Peeved by China’s attempts to drag the Kashmir issue to the United Nations Security Council, a traders' guild in India has issued a call to boycott Chinese goods and services and to raise tariff walls on them. This is not the first time such calls have been made, and this is unlikely to be the last.

However, there are several reasons why India should be cautious about taking drastic steps on the trade front that may end up being counter-productive for the Indian economy. The data on recent trade patterns show that the trade conflict between the US and China has actually helped India gain a bigger toehold in the Chinese market. Although exports to the US haven’t gone up much, exports to China have ballooned over the past year, as a 29 July SBI research report pointed out.

Although value of Indian exports to China are still much lower than that of exports to the US, the importance of China as an export market has gone up over the past few years. As the trade war intensifies and China boosts its domestic consumption to rebalance its economy, this market would continue to be an important one for Indian producers.

Part of the increase in exports to China could be linked to the newly erected tariff barriers. In sectors where China imposed tariffs on US goods and services in the past fiscal year such as live animals and animal products, vegetable products, and plastic and rubber, Indian exports to China grew by 335%, 134%, and 93.7% respectively in 2018-19 compared to 2017-18 although it is worth noting that in sectors such as base metals which also saw the imposition of retaliatory tariffs, Indian exports fell. In sectors where such tariff walls have not been raised such as gems and jewellery and footwear, Indian exports either fell or grew at a relatively slower pace.

Although India’s share in Chinese imports is rising, it still remains small, accounting for less than 1% of Chinese imports in 2018, the latest year for which such data is available from UNCTAD. India’s share in American imports was slightly higher at 2.1% for the same year.

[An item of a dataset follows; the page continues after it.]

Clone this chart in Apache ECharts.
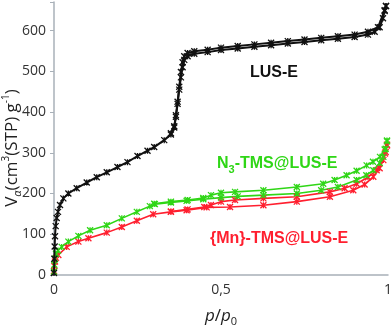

Given that the US accounts for a large share of Indian exports in labour-intensive manufacturing (22%) goods, the failure to expand in the US has meant that India’s overall share in global labour-intensive manufacturing exports has not moved up. As countries such as Bangladesh and Vietnam have moved in to occupy the markets China has vacated, India’s share in such exports saw a small dip in fiscal 2018. This is despite an increase in exports of such goods to China, which still accounts for only a small share (3.6%) of India’s labour-intensive manufacturing exports.

The classification of labour-intensive industries here is based on UNCTAD’s classification of labour-intensive and resource-intensive imports, and includes such industries as textiles, footwear, and leather.

This also denotes an opportunity for India to raise both growth and employment over the long run, albeit one that it has consistently missed.

Will the Chinese market be more lucrative for such exports in the coming years as India increasingly becomes the target of protectionism from advanced economies including the US? We shall have to wait and see how that plays out but as an earlier Plain Facts column had highlighted, fellow emerging economies have been less unkind to India compared to the advanced economies when it comes to protectionist measures.

This is not to suggest that India should abandon hope of capturing a greater pie in advanced markets. However, India’s recent trade performance does indicate that markets such as China could offer additional opportunities as the trade war intensifies even though India’s trade deficit with China still remains large at $53.6 billion in fiscal 2019 (compared to $63.1 billion in fiscal 2018).

This also suggests that India should be cautious in endorsing the US-sponsored clampdown on Chinese tech firms such as Huawei as part of its overall trade-cum-tech warfare against the emerging superpower in the neighbourhood.

What complicates matters further for India is that several Indian internet firms which have mounted a challenge to the dominance of American tech companies in India’s internet economy are being backed by Chinese firms (e.g. Ola, backed by Chinese ride-sharing firm Didi, which is taking on Uber, and Alibaba-backed BigBasket which is battling Amazon).

Moreover, much of manufacturing in India is dependent on China for capital goods and industrial supplies, as a previous Plain Facts column had pointed out.

To be sure, India must also keep a close eye on currency movements which can change the cost-benefit matrix for the economy significantly. For instance, if the yuan continues to depreciate, the rupee might need to fall in tandem if Indian exports are to remain competitive vis-a-vis Chinese goods and services in both Chinese and global markets.

As the two largest global economies intensify their trade and geostrategic conflict and abandon the WTO rulebook, the road ahead won’t be easy for countries such as India. But the conflict also opens up new opportunities for India.

To survive and thrive in this brave new world, India must avoid policy adventurism and think through the costs and benefits for the economy as it frames new rules of engagement with its trade partners.